Find the lines with the string "Write" and return them.

> **AVAILABLE DATA**:
-- begin --

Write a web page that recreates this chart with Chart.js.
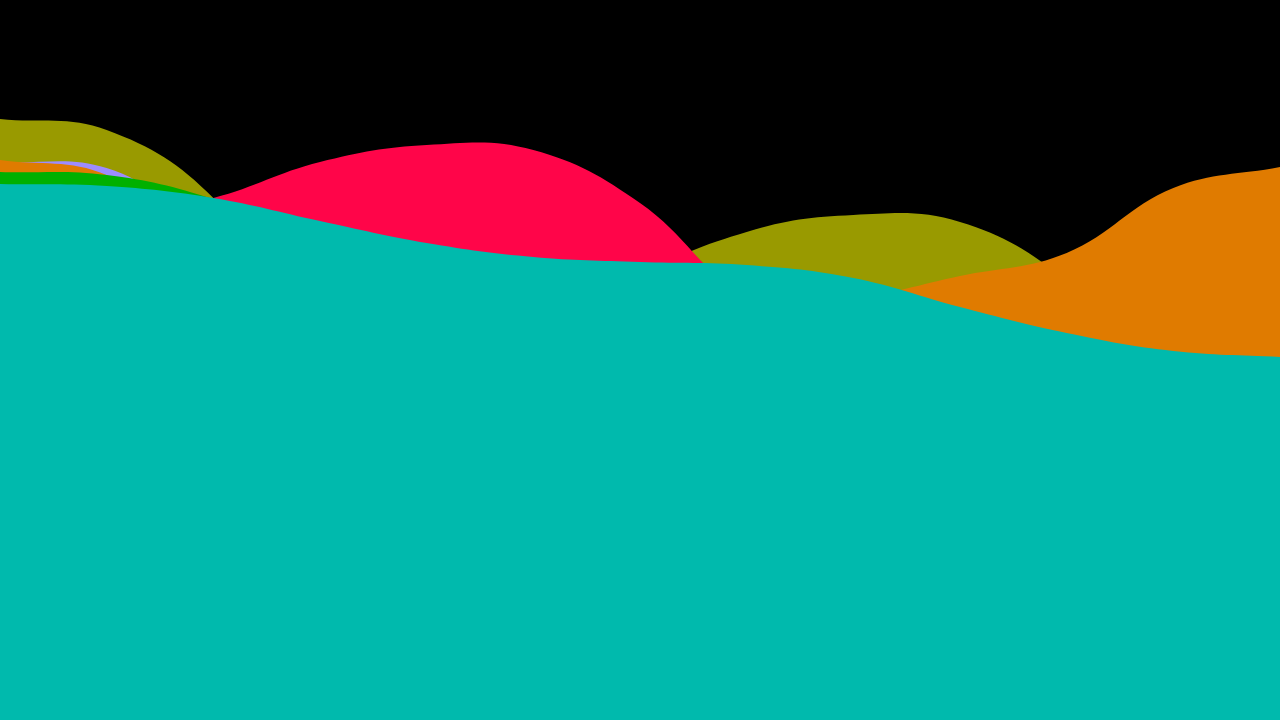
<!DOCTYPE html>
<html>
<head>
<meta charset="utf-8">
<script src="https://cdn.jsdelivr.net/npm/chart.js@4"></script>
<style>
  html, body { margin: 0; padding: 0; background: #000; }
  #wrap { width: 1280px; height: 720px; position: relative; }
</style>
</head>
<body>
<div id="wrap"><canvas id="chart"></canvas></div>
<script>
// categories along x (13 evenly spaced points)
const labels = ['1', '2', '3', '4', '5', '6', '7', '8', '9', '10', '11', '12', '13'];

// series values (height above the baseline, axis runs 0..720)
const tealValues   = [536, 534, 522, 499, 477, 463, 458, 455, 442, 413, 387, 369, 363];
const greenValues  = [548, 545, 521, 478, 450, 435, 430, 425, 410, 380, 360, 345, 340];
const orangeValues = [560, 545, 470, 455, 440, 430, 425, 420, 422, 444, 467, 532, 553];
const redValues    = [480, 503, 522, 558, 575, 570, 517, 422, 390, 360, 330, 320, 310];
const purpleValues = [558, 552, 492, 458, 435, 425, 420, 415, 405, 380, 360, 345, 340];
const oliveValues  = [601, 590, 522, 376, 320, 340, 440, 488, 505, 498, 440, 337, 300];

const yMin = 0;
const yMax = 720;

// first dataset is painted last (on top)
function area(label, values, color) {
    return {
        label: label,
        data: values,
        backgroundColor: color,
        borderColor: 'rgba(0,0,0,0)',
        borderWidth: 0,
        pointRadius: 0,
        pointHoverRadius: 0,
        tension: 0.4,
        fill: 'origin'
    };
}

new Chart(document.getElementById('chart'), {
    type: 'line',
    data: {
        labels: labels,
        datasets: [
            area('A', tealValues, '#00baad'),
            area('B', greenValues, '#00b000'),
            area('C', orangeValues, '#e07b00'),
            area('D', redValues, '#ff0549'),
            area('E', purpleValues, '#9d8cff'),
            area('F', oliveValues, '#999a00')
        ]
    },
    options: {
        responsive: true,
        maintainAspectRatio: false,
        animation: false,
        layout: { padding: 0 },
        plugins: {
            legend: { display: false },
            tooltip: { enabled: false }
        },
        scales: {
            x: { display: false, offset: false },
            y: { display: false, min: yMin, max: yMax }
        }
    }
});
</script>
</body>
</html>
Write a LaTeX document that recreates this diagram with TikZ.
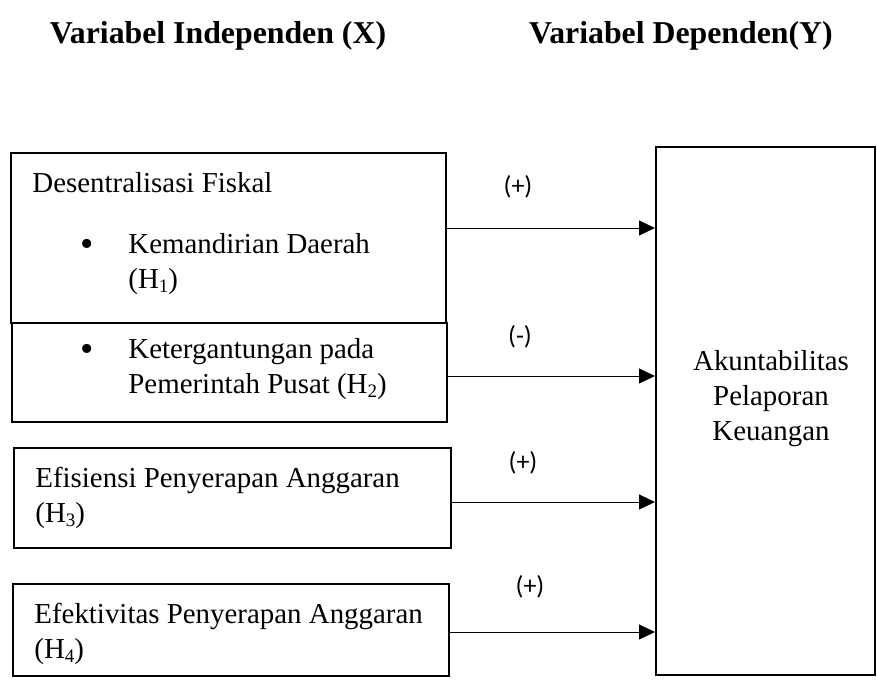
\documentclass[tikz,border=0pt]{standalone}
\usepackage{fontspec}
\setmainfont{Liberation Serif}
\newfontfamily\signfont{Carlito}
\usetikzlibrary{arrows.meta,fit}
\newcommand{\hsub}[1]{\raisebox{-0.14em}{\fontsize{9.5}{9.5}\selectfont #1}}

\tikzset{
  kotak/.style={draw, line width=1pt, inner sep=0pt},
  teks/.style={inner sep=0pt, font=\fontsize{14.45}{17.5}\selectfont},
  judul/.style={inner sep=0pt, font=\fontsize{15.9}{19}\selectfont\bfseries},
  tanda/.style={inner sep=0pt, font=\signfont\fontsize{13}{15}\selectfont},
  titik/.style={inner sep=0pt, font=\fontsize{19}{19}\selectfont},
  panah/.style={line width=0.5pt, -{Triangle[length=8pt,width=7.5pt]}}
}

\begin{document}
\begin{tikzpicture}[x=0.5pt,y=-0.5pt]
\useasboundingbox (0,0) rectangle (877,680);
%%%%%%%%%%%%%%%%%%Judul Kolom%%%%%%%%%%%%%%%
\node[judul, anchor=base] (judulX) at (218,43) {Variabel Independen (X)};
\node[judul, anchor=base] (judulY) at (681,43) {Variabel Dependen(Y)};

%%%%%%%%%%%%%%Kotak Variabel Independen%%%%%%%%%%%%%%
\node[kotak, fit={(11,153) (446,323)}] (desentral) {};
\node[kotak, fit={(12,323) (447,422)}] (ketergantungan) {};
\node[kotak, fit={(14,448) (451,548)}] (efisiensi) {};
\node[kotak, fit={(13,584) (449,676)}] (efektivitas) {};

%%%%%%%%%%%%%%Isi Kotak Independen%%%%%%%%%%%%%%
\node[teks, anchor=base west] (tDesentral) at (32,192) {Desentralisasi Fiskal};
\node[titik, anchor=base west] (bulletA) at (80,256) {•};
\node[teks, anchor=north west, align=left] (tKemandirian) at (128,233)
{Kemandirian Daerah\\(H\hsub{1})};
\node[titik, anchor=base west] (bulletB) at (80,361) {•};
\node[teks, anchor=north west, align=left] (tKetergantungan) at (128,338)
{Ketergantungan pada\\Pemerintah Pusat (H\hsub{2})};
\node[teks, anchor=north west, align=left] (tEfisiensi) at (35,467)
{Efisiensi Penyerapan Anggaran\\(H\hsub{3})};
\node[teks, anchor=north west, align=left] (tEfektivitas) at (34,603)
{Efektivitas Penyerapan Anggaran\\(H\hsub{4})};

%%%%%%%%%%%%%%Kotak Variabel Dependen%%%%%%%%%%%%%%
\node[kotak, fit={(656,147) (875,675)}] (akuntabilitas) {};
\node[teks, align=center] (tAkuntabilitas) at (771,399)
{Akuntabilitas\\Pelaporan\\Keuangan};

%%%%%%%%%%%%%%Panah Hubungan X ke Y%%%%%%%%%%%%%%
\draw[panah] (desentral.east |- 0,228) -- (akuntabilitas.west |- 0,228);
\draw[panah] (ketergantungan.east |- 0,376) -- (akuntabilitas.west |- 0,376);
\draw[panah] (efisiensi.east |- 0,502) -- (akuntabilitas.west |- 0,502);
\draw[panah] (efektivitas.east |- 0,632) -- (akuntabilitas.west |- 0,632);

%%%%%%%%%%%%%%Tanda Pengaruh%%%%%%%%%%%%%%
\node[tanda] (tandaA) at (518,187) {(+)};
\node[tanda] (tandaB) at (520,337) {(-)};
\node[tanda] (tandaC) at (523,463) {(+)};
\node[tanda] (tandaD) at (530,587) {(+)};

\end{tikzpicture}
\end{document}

-- end --
-- begin --

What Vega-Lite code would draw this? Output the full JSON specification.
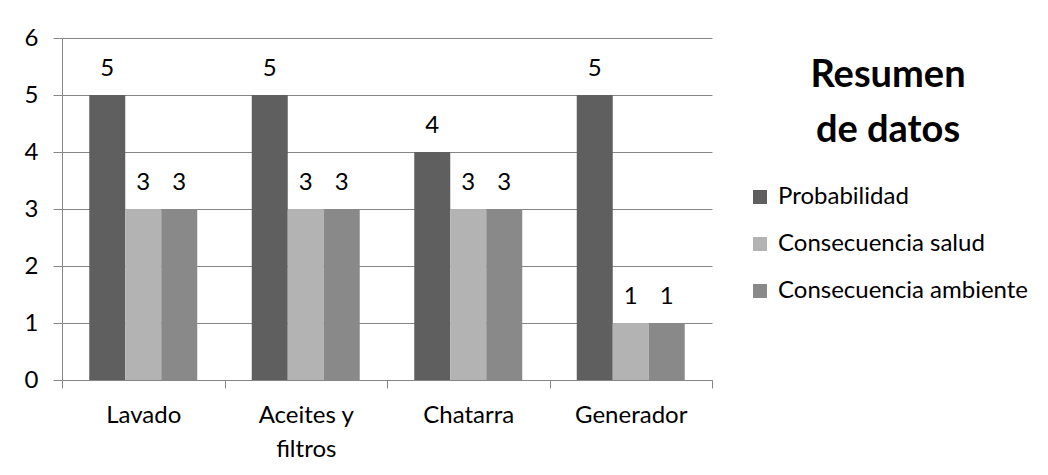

-- end --

> **RESULT OF THE TASK**:
Write a web page that recreates this chart with Chart.js.
Write a LaTeX document that recreates this diagram with TikZ.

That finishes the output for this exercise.